Harboring Illegals

|

You wouldn't expect that Presbyterian congregants in a small Midwestern town would publicly defy the federal government. But that's exactly what's happening. The Central Presbyterian Church of Massillon, Ohio, along with about 200 other churches across the country, has carefully decided to engage in civil disobedience. These people—many of whom would hesitate to jaywalk—run the risk of $2,000 fines and 10 years imprisonment.

Their crime is giving sanctuary to refugees from the killing in Guatemala and El Salvador. The congregants note that churches have historically served as sanctuaries from natural and political disasters. The Reagan administration, however, will have none of it. It says that the sanctuary movement is harboring, and conspiring to harbor, illegal aliens. It has prosecuted 20 individuals in the movement and deported thousands of Central Americans to their homelands.

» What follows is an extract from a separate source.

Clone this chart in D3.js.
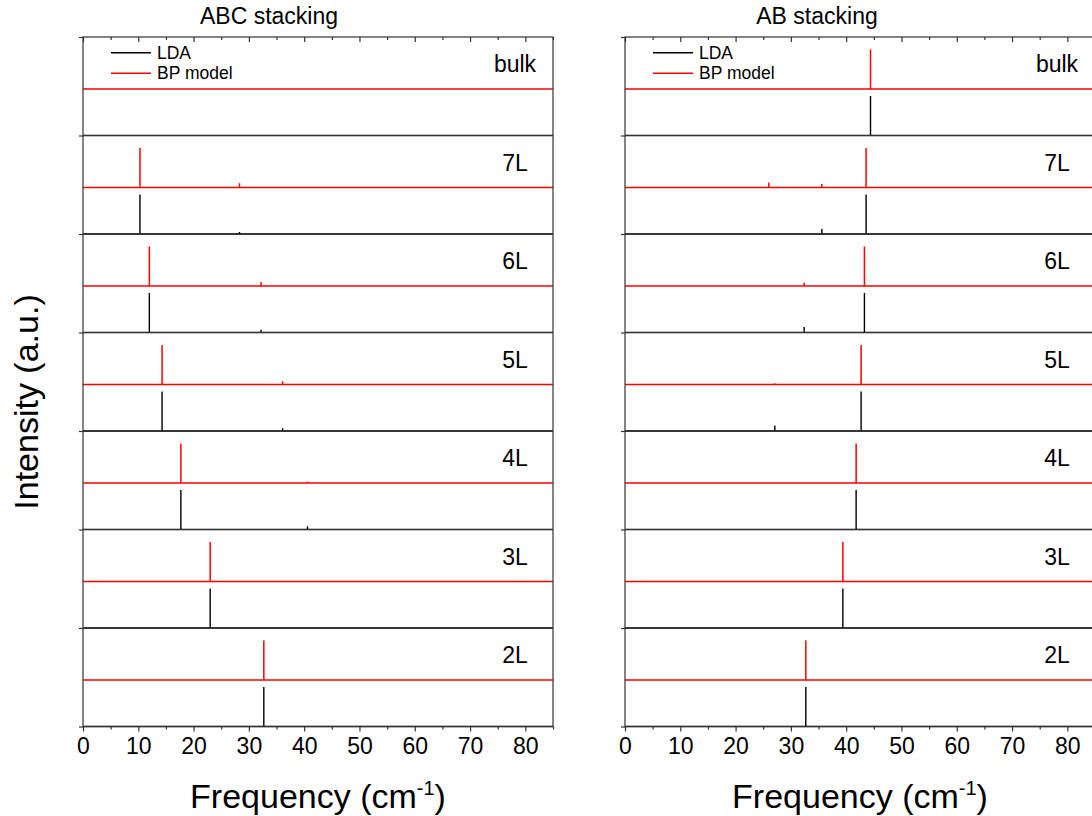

Do the beleaguered Central Americans themselves have any legal recourse? Ostensibly they do. Federal law says that any alien who demonstrates "well-founded fear of persecution based on race, religion, nationality, membership in a particular group, or political opinion" can get refugee status and remain here.

Unfortunately, though, the Reagan administration has a peculiar definition of "well-founded fear of persecution" that excludes most Salvadorans and Guatemalans. In the first half of fiscal 1984, it granted only 3.3 percent of the applications by Salvadorans for refugee status—and they're from a nation where, as Amnesty International put it, the government is involved in "a systematic and widespread program of torture, mutilation, 'disappearance,' and the individual and mass extrajudicial execution of men, women and children."

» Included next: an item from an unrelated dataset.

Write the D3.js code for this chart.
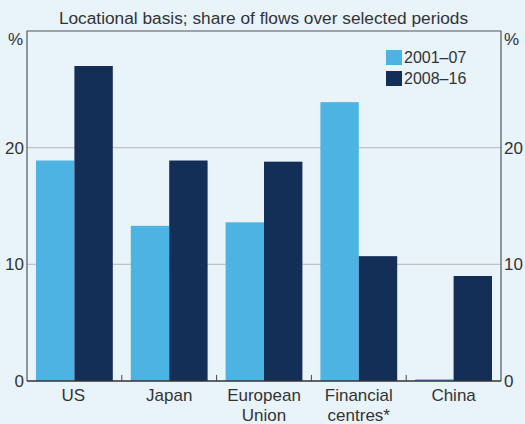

It's impossible to learn the fate of most deportees, but the ACLU Political Asylum Project has evidence of many being murdered, tortured, and imprisoned. There are undoubtedly others. Still, according to the Wall Street Journal, the administration continues to deport about 500 more every month.

How does the administration rationalize its policy? While it admits that there is "ongoing civil strife" in El Salvador, it contends that most of the Central Americans aren't really refugees from persecution. They're just trying to escape poverty, and that's not sufficient grounds to grant them refugee status. "El Salvador has a long history of cases of immigration to the U.S. for economic reasons," State Department human-rights chief Elliott Abrams told the Journal.

Abrams and his colleagues' argument is as hypocritical as it is inhumane. After all, an administration supposedly devoted to economic freedom is denying entry to people who want to find a job, work hard, and better themselves, which most immigrants do, given the chance. Perhaps Abrams and his friends need to be reminded of the immense contribution immigrants have made to the American economy—including those who immigrated "for economic reasons." One wonders if Abrams's own ancestors would have made it past Ellis Island if the policies he defends had been in force.

In the case of Central America, distinguishing between refugees from persecution and people who want to escape poverty is especially senseless, since political and economic oppression there are intertwined. Look at Guatemala. Aryeh Neier of Americas Watch, a respected human-rights group, has pointed out that the army's strategy is to terrorize Indian peasants in areas where guerrillas are thought to enjoy support, destroy the peasants' crops and livestock, drive them into the hills until they're near starvation, then distribute food to those who submit to "reeducation" and settlement in "model" villages. When peasants are lucky enough to make it to the Rio Grande, are they arriving "for economic reasons" or because of "well-founded fear of persecution"? Our government claims to consider each case thoroughly—often after hearings lasting 10–15 minutes—then it deports the vast majority.

It is against this official inhumanity and half-truth that the Massillon Presbyterians commit civil disobedience and provide sanctuary to four Salvadorans. Part of the historical right of sanctuary that the church invokes is the tradition that the power of civil authority stops at the cathedral gates. In this respect, the movement's vision is too limited. It is indecent for the government to prosecute any individuals who disobey evil laws, whether their disobedience takes place in churches, grocery stores, or Elks Club halls. But that is beside the larger point, which is that the courageous people of the sanctuary movement are acting morally and defying reprehensible government policy. We wish them well.